The new policy offers only two murky alternatives to differential privacy: coarsening data (aggregating data and limiting microdata releases) or suppressing it entirely. It does not specify if data swapping is allowed. Lutknik could have used an elegant alternative already codified in policy. When OMB issued guidance for implementing the OPEN Government Data Act of 2018, it addressed the concerns with the use of differential privacy in footnote 89. Specifically, it established that any technique resulting in knowingly altered data, like differential privacy, must include: (1) clear explanations of data limitations; (2) methodological information sufficient for replication; (3) the range of uncertainty introduced; (4) instructions on how to access raw data; and (5) a statement that the data was altered solely for privacy. This guidance allowed tools like differential privacy but mandated transparency and provided a secure pathway for researchers to access raw data within Federal Statistical Research Data Centers.
What Happens Now?
The blanket ban on all noise infusion is an unreasonable overreach that leaves the Census Bureau with a terrible choice: violate statistical laws or restrict public access to its data.

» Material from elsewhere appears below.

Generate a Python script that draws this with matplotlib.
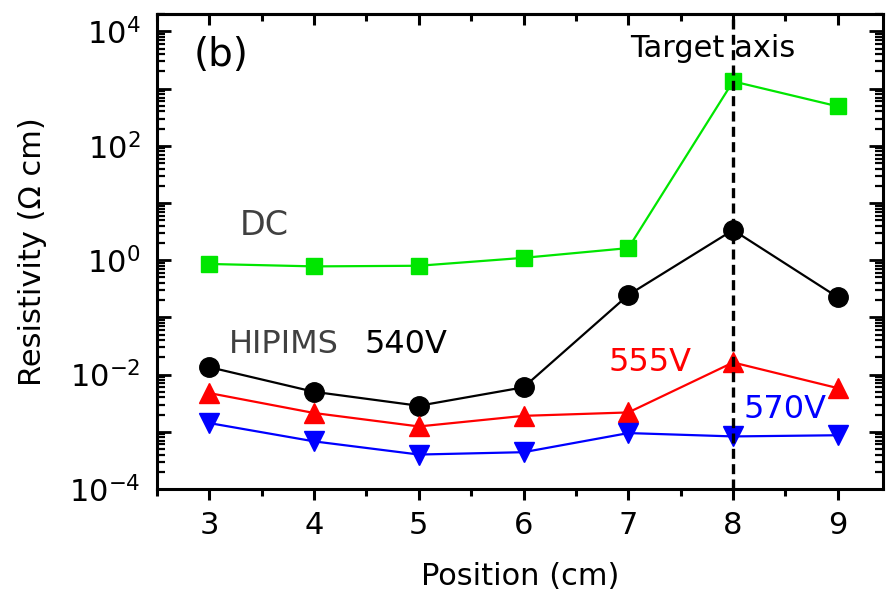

Given the severe penalties for unlawful disclosure, the Bureau will almost certainly choose to limit access. Census must now clarify what techniques are allowed under the coarsening provision and define the scope of data suppression. Because this policy was issued without public consultation, the public should urge Congress to require the Department of Commerce, Census, and the Bureau of Economic Analysis to make their implementation strategies available for public comment before enacting any permanent changes that would affect the release of data.